__Supplied entries__
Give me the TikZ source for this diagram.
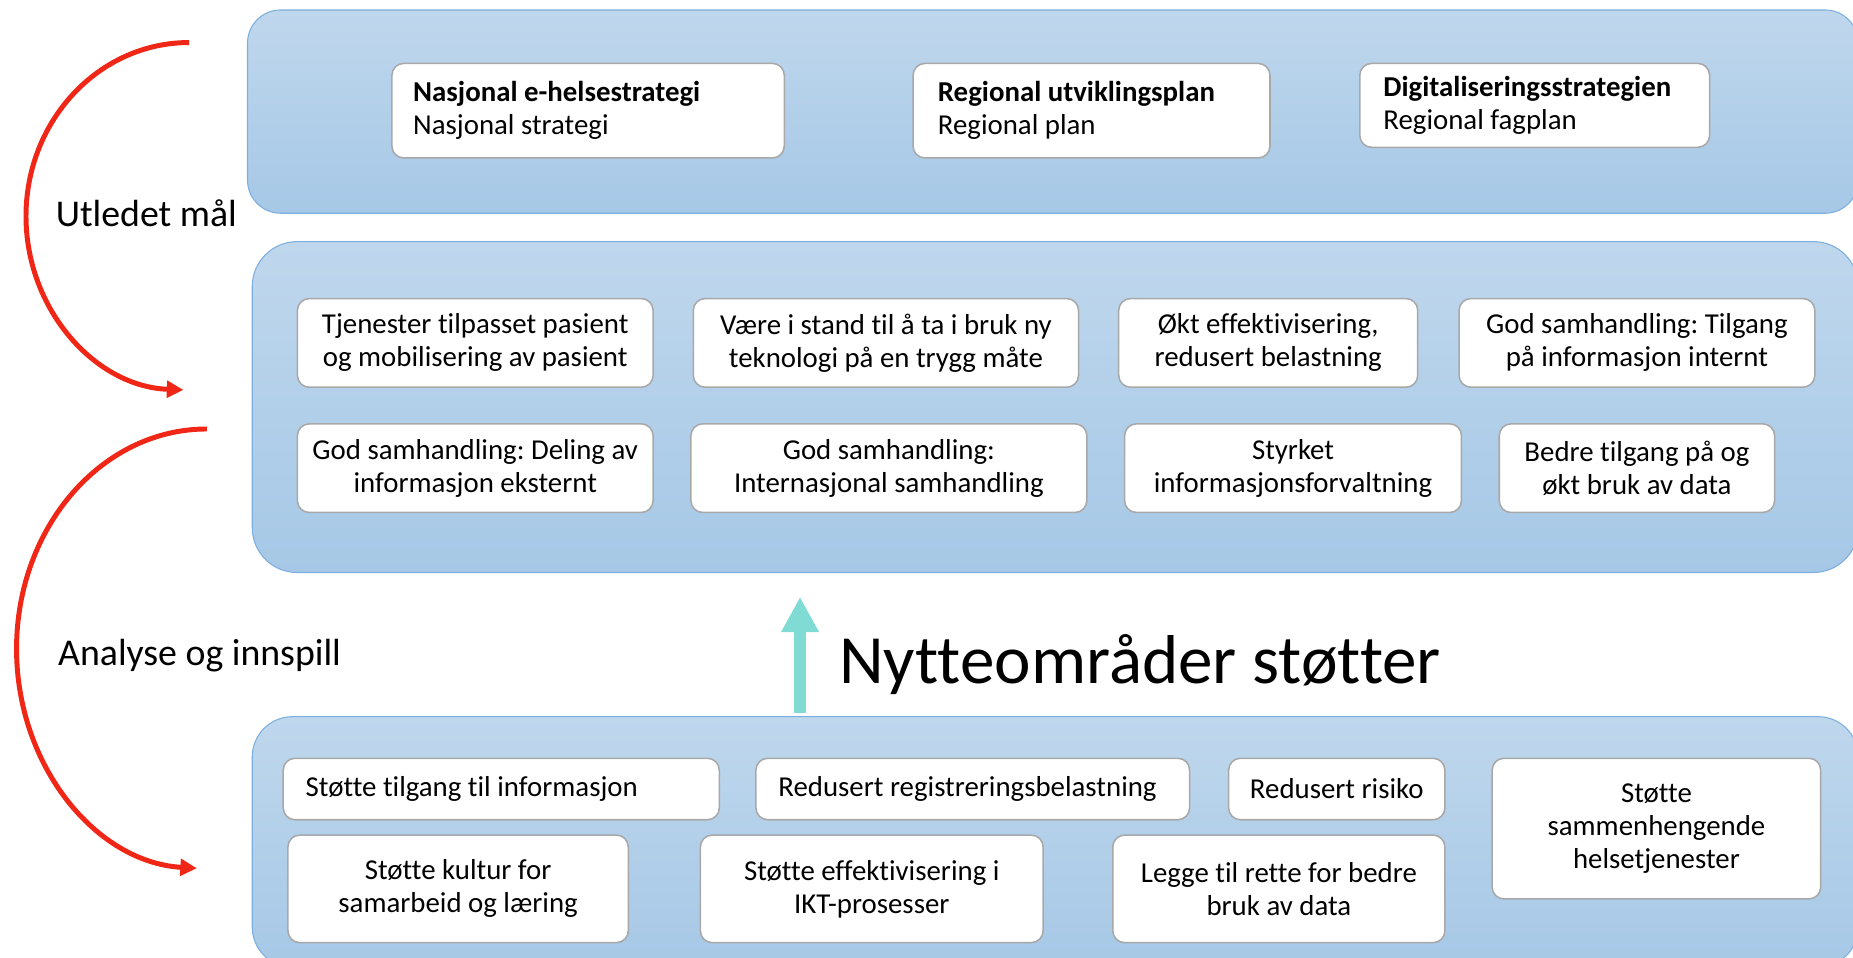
\documentclass[tikz,border=0pt]{standalone}
\usepackage{fontspec}
\setmainfont{Carlito}[Ligatures=NoCommon]
\usetikzlibrary{arrows.meta}

\definecolor{paneltop}{RGB}{191,215,237}
\definecolor{panelbot}{RGB}{166,200,230}
\definecolor{panelline}{RGB}{125,175,222}
\definecolor{boxline}{RGB}{168,168,168}
\definecolor{loopred}{RGB}{240,38,22}
\definecolor{liftteal}{RGB}{128,219,212}

\begin{document}
\frenchspacing
\begin{tikzpicture}[x=1pt,y=-1pt,
  panel/.style={draw=panelline, line width=0.9pt, top color=paneltop, bottom color=panelbot,
    rounded corners=#1, anchor=north west, inner sep=0pt},
  card/.style={draw=boxline, fill=white, line width=1.3pt, rounded corners=10pt,
    font=\fontsize{24.4}{28}\selectfont, anchor=north west, inner sep=0pt, align=flush center},
  leftcard/.style={card, align=flush left, inner xsep=#1},
  sidelabel/.style={anchor=base west, inner sep=0pt, font=\fontsize{32}{38}\selectfont},
  loopline/.style={draw=loopred, line width=4.2pt, -{Triangle[length=14pt,width=14pt]}},
  liftarrow/.style={draw=liftteal, line width=10pt, -{Triangle[length=30pt,width=30pt]}}
]
\useasboundingbox (0,0) rectangle (1568,810);
\clip (0,0) rectangle (1568,810);

% three bands
\node[panel=28pt, minimum width=1363pt, minimum height=172pt] (strat) at (209,8) {};
\node[panel=38pt, minimum width=1359pt, minimum height=280pt] (goals) at (213,204) {};
\node[panel=34pt, minimum width=1359pt, minimum height=212pt] (areas) at (213,606) {};

% strategy documents
\node[leftcard=18pt, text width=296pt, minimum height=80pt] (s1) at (331,53)
  {\textbf{Nasjonal e-helsestrategi}\\Nasjonal strategi};
\node[leftcard=21pt, text width=260pt, minimum height=80pt] (s2) at (772,53)
  {\textbf{Regional utviklingsplan}\\Regional plan};
\node[leftcard=20pt, text width=256pt, minimum height=71pt] (s3) at (1150,53)
  {\textbf{Digitaliseringsstrategien}\\Regional fagplan};

% goals, first row
\node[card, minimum width=301pt, minimum height=75pt] (g1) at (251,252)
  {Tjenester tilpasset pasient\\og mobilisering av pasient};
\node[card, minimum width=326pt, minimum height=75pt] (g2) at (586,252)
  {Være i stand til å ta i bruk ny\\teknologi på en trygg måte};
\node[card, minimum width=253pt, minimum height=75pt] (g3) at (946,252)
  {Økt effektivisering,\\redusert belastning};
\node[card, minimum width=301pt, minimum height=75pt] (g4) at (1234,252)
  {God samhandling: Tilgang\\på informasjon internt};

% goals, second row
\node[card, minimum width=301pt, minimum height=75pt] (g5) at (251,358)
  {God samhandling: Deling av\\informasjon eksternt};
\node[card, minimum width=335pt, minimum height=75pt] (g6) at (584,358)
  {God samhandling:\\Internasjonal samhandling};
\node[card, minimum width=285pt, minimum height=75pt] (g7) at (951,358)
  {Styrket\\informasjonsforvaltning};
\node[card, minimum width=233pt, minimum height=75pt] (g8) at (1268,358)
  {Bedre tilgang på og\\økt bruk av data};

% benefit areas
\node[leftcard=19pt, text width=331pt, minimum height=52pt] (b1) at (239,641)
  {Støtte tilgang til informasjon};
\node[leftcard=19pt, text width=329pt, minimum height=52pt] (b2) at (639,641)
  {Redusert registreringsbelastning};
\node[card, minimum width=183pt, minimum height=52pt] (b3) at (1039,641)
  {Redusert risiko};
\node[card, minimum width=278pt, minimum height=119pt] (b4) at (1262,641)
  {Støtte\\sammenhengende\\helsetjenester};
\node[card, minimum width=288pt, minimum height=91pt] (b5) at (243,706)
  {Støtte kultur for\\samarbeid og læring};
\node[card, minimum width=290pt, minimum height=91pt] (b6) at (592,706)
  {Støtte effektivisering i\\IKT-prosesser};
\node[card, minimum width=281pt, minimum height=91pt] (b7) at (941,706)
  {Legge til rette for bedre\\bruk av data};

% upward arrow and its caption
\coordinate (liftfoot) at (677,603);
\coordinate (lifttip) at (677,505);
\draw[liftarrow] (liftfoot) -- (lifttip);
\node[anchor=base west, inner sep=0pt, font=\fontsize{58.5}{64}\selectfont] (lift) at (710,578)
  {Nytteområder støtter};

% feedback loops on the left
\coordinate (loopA) at (160,36);
\draw[loopline] (loopA) arc[start angle=270, end angle=92, x radius=138, y radius=147];
\node[sidelabel] (derived) at (47,192) {Utledet mål};

\coordinate (loopB) at (175,363);
\draw[loopline] (loopB) arc[start angle=270, end angle=93, x radius=161, y radius=186];
\node[sidelabel] (input) at (49,563) {Analyse og innspill};
\end{tikzpicture}
\end{document}
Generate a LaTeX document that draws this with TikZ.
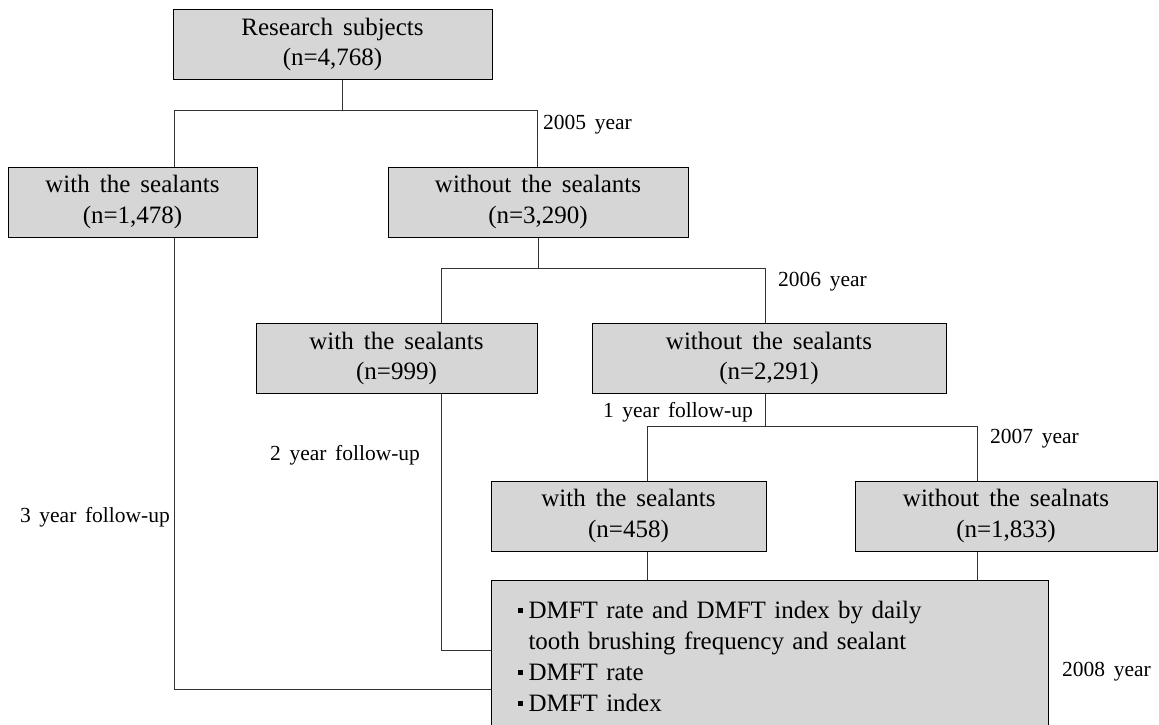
\documentclass[tikz,border=0pt]{standalone}
\usepackage{fontspec}
\setmainfont{Liberation Serif}[WordSpace=1.6]
\usetikzlibrary{%
	positioning,
	calc
}
\newcommand{\sqbul}{\makebox[11pt][l]{\rule[5.5pt]{5pt}{5pt}}}

\begin{document}
\begin{tikzpicture}[x=1pt,y=-1pt,
		SBox/.style={draw=black,fill=gray!32,line width=1pt,align=center,minimum height=70pt,inner sep=2pt,font={\fontsize{25}{30.5}\selectfont}},
		SResult/.style={draw=black,fill=gray!32,line width=1pt,anchor=north west,minimum width=557pt,minimum height=152pt,text width=505pt,inner xsep=26pt,inner ysep=0pt,align=left,font={\fontsize{25}{31}\selectfont}},
		SLabel/.style={inner sep=0pt,font={\fontsize{21.5}{26}\selectfont}},
		conn/.style={draw=black!80,line width=1pt}
	]
	\useasboundingbox (0,0) rectangle (1159,725);
	
		%research subjects
		\node(sub) [SBox, minimum width=319pt] at (332.5,44.5) {Research subjects\\(n=4,768)};
		
		%2005
		\node(w05) [SBox, minimum width=249pt] at (132.5,202) {with the sealants\\(n=1,478)};
		\node(wo05) [SBox, minimum width=300pt] at (538,202) {without the sealants\\(n=3,290)};
		\coordinate (j05m) at (342,110);
		\coordinate (j05l) at (174,110);
		\coordinate (j05r) at (537,110);
		\node(l05) [SLabel, anchor=west] at (543,125) {2005 year};
		
		%2006
		\node(w06) [SBox, minimum width=281pt] at (396.5,358.5) {with the sealants\\(n=999)};
		\node(wo06) [SBox, minimum width=354pt] at (769,358.5) {without the sealants\\(n=2,291)};
		\coordinate (j06l) at (441,268);
		\coordinate (j06r) at (765,268);
		\node(l06) [SLabel, anchor=west] at (778,282) {2006 year};
		
		%2007
		\node(w07) [SBox, minimum width=275pt] at (628.5,516) {with the sealants\\(n=458)};
		\node(wo07) [SBox, minimum width=302pt] at (1006,516) {without the sealnats\\(n=1,833)};
		\coordinate (j07m) at (765,426);
		\coordinate (j07l) at (647,426);
		\coordinate (j07r) at (977,426);
		\node(l07) [SLabel, anchor=west] at (990,439) {2007 year};
		\node(f1) [SLabel, anchor=east] at (753,412) {1 year follow-up};
		
		%2008
		\node(dmft) [SResult] at (491,580) {\sqbul DMFT rate and DMFT index by daily\\
			\hphantom{\sqbul}tooth brushing frequency and sealant\\
			\sqbul DMFT rate\\
			\sqbul DMFT index};
		\coordinate (e2) at (441,650);
		\coordinate (e3) at (174,689);
		\node(l08) [SLabel, anchor=west] at (1062,672) {2008 year};
		\node(f2) [SLabel, anchor=west] at (270,455) {2 year follow-up};
		\node(f3) [SLabel, anchor=east] at (170,517) {3 year follow-up};
		
		%connectors
		\draw [conn] (sub.south -| j05m) -- (j05m);
		\draw [conn] (w05.north -| j05l) -- (j05l) -- (j05r) -- (wo05.north -| j05r);
		\draw [conn] (wo05.south) -- (wo05.south |- j06l);
		\draw [conn] (w06.north -| j06l) -- (j06l) -- (j06r) -- (wo06.north -| j06r);
		\draw [conn] (wo06.south -| j07m) -- (j07m);
		\draw [conn] (w07.north -| j07l) -- (j07l) -- (j07r) -- (wo07.north -| j07r);
		\draw [conn] (w07.south -| j07l) -- (dmft.north -| j07l);
		\draw [conn] (wo07.south -| j07r) -- (dmft.north -| j07r);
		\draw [conn] (w06.south -| e2) -- (e2) -- (dmft.west |- e2);
		\draw [conn] (w05.south -| e3) -- (e3) -- (dmft.west |- e3);
		
	\end{tikzpicture}
\end{document}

__What to work on__
Return all lines with the word "this" in them.

__Full answer__
Give me the TikZ source for this diagram.
Generate a LaTeX document that draws this with TikZ.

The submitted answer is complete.